> [Problem statement]
Repeat the data that follows, word for word, without the images.
[start of Raw data]
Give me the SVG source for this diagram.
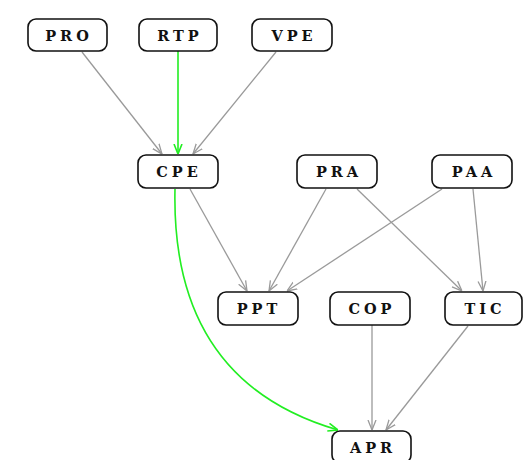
<svg xmlns="http://www.w3.org/2000/svg" width="524" height="460" viewBox="0 0 524 460">
<style>
.n rect{fill:#fff;stroke:#111;stroke-width:1.6}
.n text{font-family:"DejaVu Serif","Liberation Serif",serif;font-weight:bold;font-size:14.5px;letter-spacing:4px;text-anchor:middle;fill:#111}
.e{fill:none;stroke:#9a9a9a;stroke-width:1.3;marker-end:url(#ag)}
.g{fill:none;stroke:#22ee22;stroke-width:1.6;marker-end:url(#gg)}
</style>
<defs>
<marker id="ag" viewBox="0 0 10 10" refX="10" refY="5" markerWidth="10" markerHeight="10" markerUnits="userSpaceOnUse" orient="auto"><path d="M0,1 L10,5 L0,9" fill="none" stroke="#9a9a9a" stroke-width="1.3"/></marker>
<marker id="gg" viewBox="0 0 10 10" refX="10" refY="5" markerWidth="10" markerHeight="10" markerUnits="userSpaceOnUse" orient="auto"><path d="M0,1 L10,5 L0,9" fill="none" stroke="#22ee22" stroke-width="1.6"/></marker>
</defs>
<rect width="524" height="460" fill="#fff"/>
<g id="edges">
<path class="e" d="M82,52 L162,154"/>
<path class="g" d="M178,51 L178,154"/>
<path class="e" d="M276,52 L193,154"/>
<path class="e" d="M190,189 L247,291"/>
<path class="e" d="M326,189 L269,291"/>
<path class="e" d="M442,189 L287,291"/>
<path class="e" d="M357,189 L462,291"/>
<path class="e" d="M473,189 L483,291"/>
<path class="e" d="M372,325 L372,430"/>
<path class="e" d="M468,326 L386,430"/>
<path class="g" d="M175,189 C172,320 228,398 338,430"/>
</g>
<g id="PRO" class="n"><rect x="28" y="19" width="79" height="32" rx="8"/><text x="69" y="40.5">PRO</text></g>
<g id="RTP" class="n"><rect x="139" y="19" width="78" height="32" rx="8"/><text x="180" y="40.5">RTP</text></g>
<g id="VPE" class="n"><rect x="252" y="19" width="80" height="32" rx="8"/><text x="294" y="40.5">VPE</text></g>
<g id="CPE" class="n"><rect x="138" y="155" width="80" height="33" rx="8"/><text x="179" y="176.5">CPE</text></g>
<g id="PRA" class="n"><rect x="297" y="155" width="80" height="33" rx="8"/><text x="339" y="176.5">PRA</text></g>
<g id="PAA" class="n"><rect x="432" y="155" width="80" height="33" rx="8"/><text x="474" y="176.5">PAA</text></g>
<g id="PPT" class="n"><rect x="218" y="292" width="80" height="33" rx="8"/><text x="259" y="313.5">PPT</text></g>
<g id="COP" class="n"><rect x="330" y="292" width="80" height="33" rx="8"/><text x="372" y="313.5">COP</text></g>
<g id="TIC" class="n"><rect x="445" y="292" width="77" height="33" rx="8"/><text x="485" y="313.5">TIC</text></g>
<g id="APR" class="n"><rect x="332" y="431" width="79" height="32" rx="8"/><text x="373" y="452.5">APR</text></g>
</svg>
[end of Raw data]
> [Response for this exercise]
Give me the SVG source for this diagram.
<svg xmlns="http://www.w3.org/2000/svg" width="524" height="460" viewBox="0 0 524 460">
<style>
.n rect{fill:#fff;stroke:#111;stroke-width:1.6}
.n text{font-family:"DejaVu Serif","Liberation Serif",serif;font-weight:bold;font-size:14.5px;letter-spacing:4px;text-anchor:middle;fill:#111}
.e{fill:none;stroke:#9a9a9a;stroke-width:1.3;marker-end:url(#ag)}
.g{fill:none;stroke:#22ee22;stroke-width:1.6;marker-end:url(#gg)}
</style>
<defs>
<marker id="ag" viewBox="0 0 10 10" refX="10" refY="5" markerWidth="10" markerHeight="10" markerUnits="userSpaceOnUse" orient="auto"><path d="M0,1 L10,5 L0,9" fill="none" stroke="#9a9a9a" stroke-width="1.3"/></marker>
<marker id="gg" viewBox="0 0 10 10" refX="10" refY="5" markerWidth="10" markerHeight="10" markerUnits="userSpaceOnUse" orient="auto"><path d="M0,1 L10,5 L0,9" fill="none" stroke="#22ee22" stroke-width="1.6"/></marker>
</defs>
<rect width="524" height="460" fill="#fff"/>
<g id="edges">
<path class="e" d="M82,52 L162,154"/>
<path class="g" d="M178,51 L178,154"/>
<path class="e" d="M276,52 L193,154"/>
<path class="e" d="M190,189 L247,291"/>
<path class="e" d="M326,189 L269,291"/>
<path class="e" d="M442,189 L287,291"/>
<path class="e" d="M357,189 L462,291"/>
<path class="e" d="M473,189 L483,291"/>
<path class="e" d="M372,325 L372,430"/>
<path class="e" d="M468,326 L386,430"/>
<path class="g" d="M175,189 C172,320 228,398 338,430"/>
</g>
<g id="PRO" class="n"><rect x="28" y="19" width="79" height="32" rx="8"/><text x="69" y="40.5">PRO</text></g>
<g id="RTP" class="n"><rect x="139" y="19" width="78" height="32" rx="8"/><text x="180" y="40.5">RTP</text></g>
<g id="VPE" class="n"><rect x="252" y="19" width="80" height="32" rx="8"/><text x="294" y="40.5">VPE</text></g>
<g id="CPE" class="n"><rect x="138" y="155" width="80" height="33" rx="8"/><text x="179" y="176.5">CPE</text></g>
<g id="PRA" class="n"><rect x="297" y="155" width="80" height="33" rx="8"/><text x="339" y="176.5">PRA</text></g>
<g id="PAA" class="n"><rect x="432" y="155" width="80" height="33" rx="8"/><text x="474" y="176.5">PAA</text></g>
<g id="PPT" class="n"><rect x="218" y="292" width="80" height="33" rx="8"/><text x="259" y="313.5">PPT</text></g>
<g id="COP" class="n"><rect x="330" y="292" width="80" height="33" rx="8"/><text x="372" y="313.5">COP</text></g>
<g id="TIC" class="n"><rect x="445" y="292" width="77" height="33" rx="8"/><text x="485" y="313.5">TIC</text></g>
<g id="APR" class="n"><rect x="332" y="431" width="79" height="32" rx="8"/><text x="373" y="452.5">APR</text></g>
</svg>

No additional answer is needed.